begin

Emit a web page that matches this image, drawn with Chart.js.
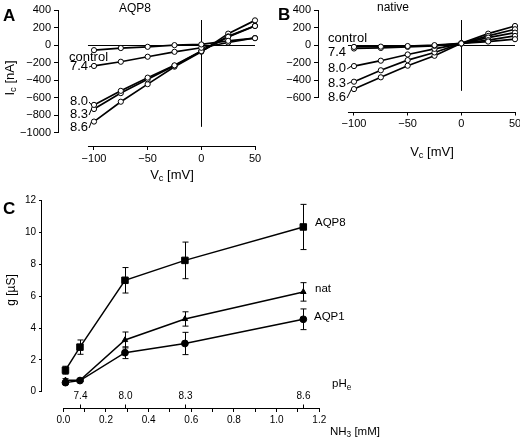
<!DOCTYPE html>
<html>
<head>
<meta charset="utf-8">
<script src="https://cdn.jsdelivr.net/npm/chart.js@4"></script>
<style>
  body { margin: 0; background: #fff; width: 520px; height: 439px; position: relative; overflow: hidden; }
  canvas { position: absolute; }
</style>
</head>
<body>
<canvas id="chartA" width="262" height="195" style="left:0;top:0"></canvas>
<canvas id="chartB" width="260" height="195" style="left:260px;top:0"></canvas>
<canvas id="chartC" width="520" height="249" style="left:0;top:190px"></canvas>
<script>
// clamp voltage (mV) for panels A and B
const voltages = [-100, -75, -50, -25, 0, 25, 50];
const seriesNames = ['control', '7.4', '8.0', '8.3', '8.6'];

// panel A: AQP8 oocytes, current in nA
const aqp8Control = [-57, -33, -19, 0, 8, 49, 79];
const aqp8Ph74 = [-237, -189, -132, -76, -30, 30, 82];
const aqp8Ph80 = [-680, -520, -370, -230, -68, 94, 218];
const aqp8Ph83 = [-727, -546, -388, -235, -70, 100, 220];
const aqp8Ph86 = [-870, -644, -444, -245, -75, 131, 282];

// panel B: native oocytes
const nativeControl = [-20, -17, -10, 0, 20, 41, 68];
const nativePh74 = [-38, -32, -20, -8, 20, 57, 105];
const nativePh80 = [-238, -177, -106, -42, 18, 86, 142];
const nativePh83 = [-416, -286, -170, -83, 20, 105, 181];
const nativePh86 = [-500, -366, -234, -121, 22, 131, 218];

const currentTicksA = [400, 200, 0, -200, -400, -600, -800, -1000];
const currentTicksB = [400, 200, 0, -200, -400, -600];
const voltageTicks = [-100, -50, 0, 50];

// panel C: conductance vs NH3 (pHe on the second axis)
const nh3 = [0.01, 0.078, 0.289, 0.57, 1.125];
const pheLabels = ['', '7.4', '8.0', '8.3', '8.6'];
const gAqp8 = [1.35, 2.8, 7.0, 8.25, 10.35];
const gAqp8Err = [0.25, 0.45, 0.8, 1.15, 1.42];
const gNat = [0.72, 0.72, 3.25, 4.57, 6.27];
const gNatErr = [0.1, 0.05, 0.5, 0.45, 0.58];
const gAqp1 = [0.57, 0.7, 2.45, 3.03, 4.55];
const gAqp1Err = [0.08, 0.05, 0.37, 0.7, 0.65];
const gTicks = [0, 2, 4, 6, 8, 10, 12];
const nh3Ticks = [0, 0.1, 0.2, 0.3, 0.4, 0.5, 0.6, 0.7, 0.8, 0.9, 1.0, 1.1, 1.2];

const sans = '"Liberation Sans", Arial, Helvetica, sans-serif';
const minus = v => String(v).replace('-', '\u2212');

function seg(ctx, x1, y1, x2, y2) {
  ctx.beginPath(); ctx.moveTo(x1, y1); ctx.lineTo(x2, y2); ctx.stroke();
}

// text with subscripts: parts = [[text, isSub], ...]
function rich(ctx, parts, x, y, size, align) {
  let total = 0;
  const widths = parts.map(([t, sub]) => {
    ctx.font = (sub ? size * 0.72 : size) + 'px ' + sans;
    const w = ctx.measureText(t).width;
    total += w;
    return w;
  });
  let cx = align === 'center' ? x - total / 2 : align === 'right' ? x - total : x;
  ctx.textAlign = 'left';
  ctx.textBaseline = 'middle';
  parts.forEach(([t, sub], i) => {
    ctx.font = (sub ? size * 0.72 : size) + 'px ' + sans;
    ctx.fillText(t, cx, sub ? y + size * 0.28 : y);
    cx += widths[i];
  });
}

function letter(ctx, t, x, y) {
  ctx.font = 'bold 17px ' + sans;
  ctx.textAlign = 'left';
  ctx.textBaseline = 'middle';
  ctx.fillText(t, x, y);
}

function ivDeco(o) {
  return {
    id: 'ivDeco',
    beforeDatasetsDraw(chart) {
      const { ctx, chartArea: a, scales: { x, y } } = chart;
      ctx.save();
      ctx.strokeStyle = '#000';
      ctx.lineWidth = 1;
      const x0 = x.getPixelForValue(-105.6), x1 = x.getPixelForValue(50);
      const yb = Math.round(a.bottom) + 0.5;
      seg(ctx, x0, yb, x1 + 0.5, yb);
      const xl = Math.round(a.left) - 0.5;
      seg(ctx, xl, y.getPixelForValue(o.yTicks[0]), xl, y.getPixelForValue(o.yTicks[o.yTicks.length - 1]));
      const yz = Math.round(y.getPixelForValue(0)) + 0.5;
      seg(ctx, x0, yz, x1, yz);
      const xz = Math.round(x.getPixelForValue(0)) + 0.5;
      seg(ctx, xz, y.getPixelForValue(o.vLine[0]), xz, y.getPixelForValue(o.vLine[1]));
      ctx.restore();
    },
    afterDraw(chart) {
      const { ctx, scales: { x, y } } = chart;
      ctx.save();
      ctx.fillStyle = '#000';
      ctx.strokeStyle = '#000';
      letter(ctx, o.letter, o.letterPos[0], o.letterPos[1]);
      rich(ctx, [[o.title, false]], o.titlePos[0], o.titlePos[1], 12, 'center');
      rich(ctx, [['V', false], ['c', true], [' [mV]', false]], 172, o.xTitleY, 13, 'center');
      if (o.yTitle) {
        ctx.save();
        ctx.translate(10, 78);
        ctx.rotate(-Math.PI / 2);
        rich(ctx, [['I', false], ['c', true], [' [nA]', false]], 0, 0, 13, 'center');
        ctx.restore();
      }
      ctx.lineWidth = 1;
      o.labels.forEach((lb, i) => {
        ctx.font = '13px ' + sans;
        ctx.textAlign = 'left';
        ctx.textBaseline = 'middle';
        ctx.fillText(seriesNames[i], lb[0], lb[1]);
        if (lb[2]) {
          const w = ctx.measureText(seriesNames[i]).width;
          const px = x.getPixelForValue(voltages[0]) - 2.5;
          const py = y.getPixelForValue(o.series[i][0]);
          seg(ctx, lb[0] + w + 1, lb[1] + 1, px, py);
        }
      });
      ctx.restore();
    }
  };
}

function ivChart(id, o) {
  const datasets = o.series.map(vals => ({
    data: voltages.map((v, i) => ({ x: v, y: vals[i] })),
    borderColor: '#000',
    borderWidth: 1.7,
    pointRadius: 2.6,
    pointBackgroundColor: '#fff',
    pointBorderColor: '#000',
    pointBorderWidth: 1,
    tension: 0,
    clip: false
  }));
  return new Chart(document.getElementById(id), {
    type: 'line',
    data: { datasets },
    options: {
      responsive: false,
      animation: false,
      events: [],
      layout: { padding: { left: 0, top: 10, right: o.padRight, bottom: 0 } },
      plugins: { legend: { display: false }, tooltip: { enabled: false } },
      scales: {
        x: {
          type: 'linear', min: -132.6, max: 50,
          afterBuildTicks: s => { s.ticks = voltageTicks.map(v => ({ value: v })); },
          afterFit: s => { s.height = o.xHeight; s.paddingLeft = 0; s.paddingRight = 0; },
          ticks: { autoSkip: false, maxRotation: 0, padding: 2, color: '#000', font: { family: sans, size: 11 }, callback: minus },
          grid: { drawOnChartArea: false, tickLength: 4, color: '#000' },
          border: { display: false }
        },
        y: {
          type: 'linear', min: o.yMin, max: 400,
          afterBuildTicks: s => { s.ticks = o.yTicks.map(v => ({ value: v })); },
          afterFit: s => { s.width = 59; s.paddingTop = 0; s.paddingBottom = 0; },
          ticks: { autoSkip: false, padding: 3, color: '#000', font: { family: sans, size: 11 }, callback: minus },
          grid: { drawOnChartArea: false, tickLength: 5, color: '#000' },
          border: { display: false }
        }
      }
    },
    plugins: [ivDeco(o)]
  });
}

ivChart('chartA', {
  series: [aqp8Control, aqp8Ph74, aqp8Ph80, aqp8Ph83, aqp8Ph86],
  yTicks: currentTicksA, yMin: -1148, padRight: 7, xHeight: 49,
  vLine: [286, -930], letter: 'A', letterPos: [3, 16],
  title: 'AQP8', titlePos: [135, 9], xTitleY: 175, yTitle: true,
  labels: [[69, 57, false], [70, 66, true], [70, 101, true], [70, 114, true], [70, 127, true]]
});

ivChart('chartB', {
  series: [nativeControl, nativePh74, nativePh80, nativePh83, nativePh86],
  yTicks: currentTicksB, yMin: -755, padRight: 5, xHeight: 83.5,
  vLine: [286, -520], letter: 'B', letterPos: [18, 15],
  title: 'native', titlePos: [133, 8], xTitleY: 152, yTitle: false,
  labels: [[68, 38, false], [68, 52, false], [68, 68, true], [68, 83, true], [68, 97, true]]
});

// panel C
const cSeries = [
  { name: 'AQP8', vals: gAqp8, err: gAqp8Err, style: 'rect', r: 4.6, label: [315, 33] },
  { name: 'nat', vals: gNat, err: gNatErr, style: 'triangle', r: 3.2, label: [315, 99] },
  { name: 'AQP1', vals: gAqp1, err: gAqp1Err, style: 'circle', r: 3.4, label: [314, 127] }
];

const cDeco = {
  id: 'cDeco',
  beforeDatasetsDraw(chart) {
    const { ctx, chartArea: a, scales: { x, y } } = chart;
    ctx.save();
    ctx.strokeStyle = '#000';
    ctx.lineWidth = 1;
    const xl = Math.round(a.left) - 0.5;
    seg(ctx, xl, y.getPixelForValue(gTicks[gTicks.length - 1]), xl, y.getPixelForValue(0));
    const yb = Math.round(a.bottom) + 0.5;
    seg(ctx, x.getPixelForValue(0), yb, x.getPixelForValue(1.2) + 0.5, yb);
    // pHe ticks pointing up
    ctx.fillStyle = '#000';
    nh3.forEach((v, i) => {
      if (!pheLabels[i]) return;
      const px = Math.round(x.getPixelForValue(v)) + 0.5;
      seg(ctx, px, yb, px, yb - 4);
      ctx.font = '10px ' + sans;
      ctx.textAlign = 'center';
      ctx.textBaseline = 'middle';
      ctx.fillText(pheLabels[i], px, yb - 12.5);
    });
    // error bars
    cSeries.forEach(s => {
      s.vals.forEach((v, i) => {
        const px = Math.round(x.getPixelForValue(nh3[i])) + 0.5;
        const t = y.getPixelForValue(v + s.err[i]), b = y.getPixelForValue(v - s.err[i]);
        seg(ctx, px, t, px, b);
        seg(ctx, px - 3, t, px + 3, t);
        seg(ctx, px - 3, b, px + 3, b);
      });
    });
    ctx.restore();
  },
  afterDraw(chart) {
    const { ctx } = chart;
    ctx.save();
    ctx.fillStyle = '#000';
    letter(ctx, 'C', 3, 19);
    cSeries.forEach(s => rich(ctx, [[s.name, false]], s.label[0], s.label[1], 11.5, 'left'));
    rich(ctx, [['pH', false], ['e', true]], 332, 194, 11.5, 'left');
    rich(ctx, [['NH', false], ['3', true], [' [mM]', false]], 330, 241.5, 11.5, 'left');
    ctx.translate(12, 100);
    ctx.rotate(-Math.PI / 2);
    rich(ctx, [['g [\u00b5S]', false]], 0, 0, 12, 'center');
    ctx.restore();
  }
};

new Chart(document.getElementById('chartC'), {
  type: 'line',
  data: {
    datasets: cSeries.map(s => ({
      data: nh3.map((v, i) => ({ x: v, y: s.vals[i] })),
      borderColor: '#000',
      borderWidth: 1.5,
      pointStyle: s.style,
      pointRadius: s.r,
      pointBackgroundColor: '#000',
      pointBorderColor: '#000',
      pointBorderWidth: 1,
      tension: 0,
      clip: false
    }))
  },
  options: {
    responsive: false,
    animation: false,
    events: [],
    layout: { padding: { left: 0, top: 10.7, right: 200.7, bottom: 0 } },
    plugins: { legend: { display: false }, tooltip: { enabled: false } },
    scales: {
      x: {
        type: 'linear', min: -0.1, max: 1.2,
        afterBuildTicks: s => { s.ticks = nh3Ticks.map(v => ({ value: v })); },
        afterFit: s => { s.height = 31; s.paddingLeft = 0; s.paddingRight = 0; },
        ticks: {
          autoSkip: false, maxRotation: 0, padding: 2, color: '#000', font: { family: sans, size: 10 },
          callback: v => (Math.round(v * 10) % 2 === 0 ? v.toFixed(1) : '')
        },
        grid: { drawOnChartArea: false, tickLength: 4, color: '#000' },
        border: { display: false }
      },
      y: {
        type: 'linear', min: -1.024, max: 12,
        afterBuildTicks: s => { s.ticks = gTicks.map(v => ({ value: v })); },
        afterFit: s => { s.width = 42; s.paddingTop = 0; s.paddingBottom = 0; },
        ticks: { autoSkip: false, padding: 3, color: '#000', font: { family: sans, size: 10 } },
        grid: { drawOnChartArea: false, tickLength: 3, color: '#000' },
        border: { display: false }
      }
    }
  },
  plugins: [cDeco]
});
</script>
</body>
</html>
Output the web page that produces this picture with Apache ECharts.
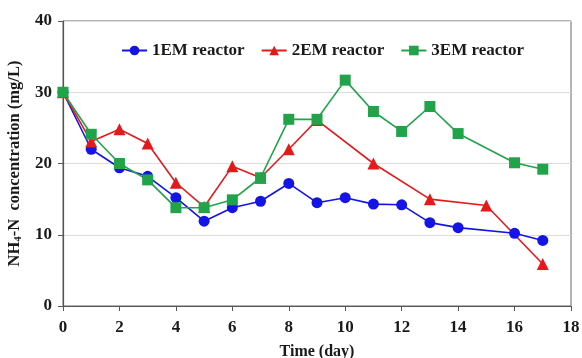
<!DOCTYPE html>
<html>
<head>
<meta charset="utf-8">
<script src="https://cdn.jsdelivr.net/npm/echarts@6/dist/echarts.min.js"></script>
<style>
  html, body { margin: 0; padding: 0; background: #fff; }
  #chart { width: 582px; height: 358px; }
</style>
</head>
<body>
<div id="chart"></div>
<script>
// days and NH4-N values (mg/L)
const days1 = [0, 1, 2, 3, 4, 5, 6, 7, 8, 9, 10, 11, 12, 13, 14, 16, 17]
const em1 = [30.0, 22.0, 19.4, 18.2, 15.2, 11.9, 13.8, 14.7, 17.2, 14.5, 15.2, 14.3, 14.2, 11.7, 11.0, 10.2, 9.2]

const days2 = [0, 1, 2, 3, 4, 5, 6, 7, 8, 9, 11, 13, 15, 17]
const em2 = [30.0, 23.1, 24.8, 22.8, 17.3, 13.9, 19.6, 18.0, 22.0, 26.1, 20.0, 15.0, 14.1, 5.9]

const days3 = [0, 1, 2, 3, 4, 5, 6, 7, 8, 9, 10, 11, 12, 13, 14, 16, 17]
const em3 = [30.0, 24.1, 20.0, 17.7, 13.8, 13.8, 14.9, 18.0, 26.2, 26.2, 31.7, 27.3, 24.5, 28.0, 24.2, 20.1, 19.2]

const seriesNames = ['1EM reactor', '2EM reactor', '3EM reactor']

const font = 'Liberation Serif'
const ink = '#1a1a1a'
const chart = echarts.init(document.getElementById('chart'))

const pairs = (xs, ys) => xs.map((x, i) => [x, ys[i]])

function line(name, xs, ys, color, symbol, size) {
  return {
    name,
    type: 'line',
    data: pairs(xs, ys),
    symbol,
    symbolSize: size,
    showAllSymbol: true,
    lineStyle: { color, width: 1.6 },
    itemStyle: { color },
    emphasis: { disabled: true },
    animation: false
  }
}

chart.setOption({
  backgroundColor: '#fff',
  textStyle: { fontFamily: font },
  legend: {
    data: seriesNames,
    top: 37,
    left: 116,
    itemGap: 16,
    itemWidth: 25,
    itemHeight: 12,
    textStyle: { fontFamily: font, fontWeight: 'bold', fontSize: 17, color: ink }
  },
  grid: {
    left: 63, right: 11, top: 21, bottom: 52,
    outerBoundsMode: 'none',
    containLabel: false,
    show: true, borderColor: '#6b6b6b', borderWidth: 1
  },
  xAxis: {
    type: 'value',
    min: 0, max: 18, interval: 2,
    name: 'Time (day)',
    nameLocation: 'middle',
    nameGap: 38,
    nameTextStyle: { fontFamily: font, fontWeight: 'bold', fontSize: 16, color: ink },
    axisLine: { lineStyle: { color: '#555', width: 1.2 } },
    axisTick: { inside: false, length: 5, lineStyle: { color: '#555' } },
    axisLabel: { fontFamily: font, fontWeight: 'bold', fontSize: 17, color: ink, margin: 13 },
    splitLine: { show: false }
  },
  yAxis: {
    type: 'value',
    min: 0, max: 40, interval: 10,
    name: '{a|NH}{s|4}{a|-N  concentration (mg/L)}',
    nameLocation: 'middle',
    nameGap: 37,
    nameRotate: 90,
    nameTextStyle: {
      rich: {
        a: { fontFamily: font, fontWeight: 'bold', fontSize: 16.5, color: ink },
        s: { fontFamily: font, fontWeight: 'bold', fontSize: 11, color: ink, verticalAlign: 'bottom', padding: [7, 0, 0, 0] }
      }
    },
    axisLine: { show: true, lineStyle: { color: '#555', width: 1.2 } },
    axisTick: { show: true, inside: false, length: 5, lineStyle: { color: '#555' } },
    axisLabel: { fontFamily: font, fontWeight: 'bold', fontSize: 17, color: ink, margin: 11 },
    splitLine: { lineStyle: { color: '#dcdcdc', width: 1 } }
  },
  series: [
    line(seriesNames[0], days1, em1, '#1414e6', 'circle', 11),
    line(seriesNames[1], days2, em2, '#e41a1a', 'triangle', 12),
    line(seriesNames[2], days3, em3, '#21a34a', 'rect', 11)
  ]
})
</script>
</body>
</html>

end

== DIRECTION ==
Gather each line in the entries above where the string "that" is found.

== EXERCISE OUTPUT ==
Emit a web page that matches this image, drawn with Chart.js.
Output the web page that produces this picture with Apache ECharts.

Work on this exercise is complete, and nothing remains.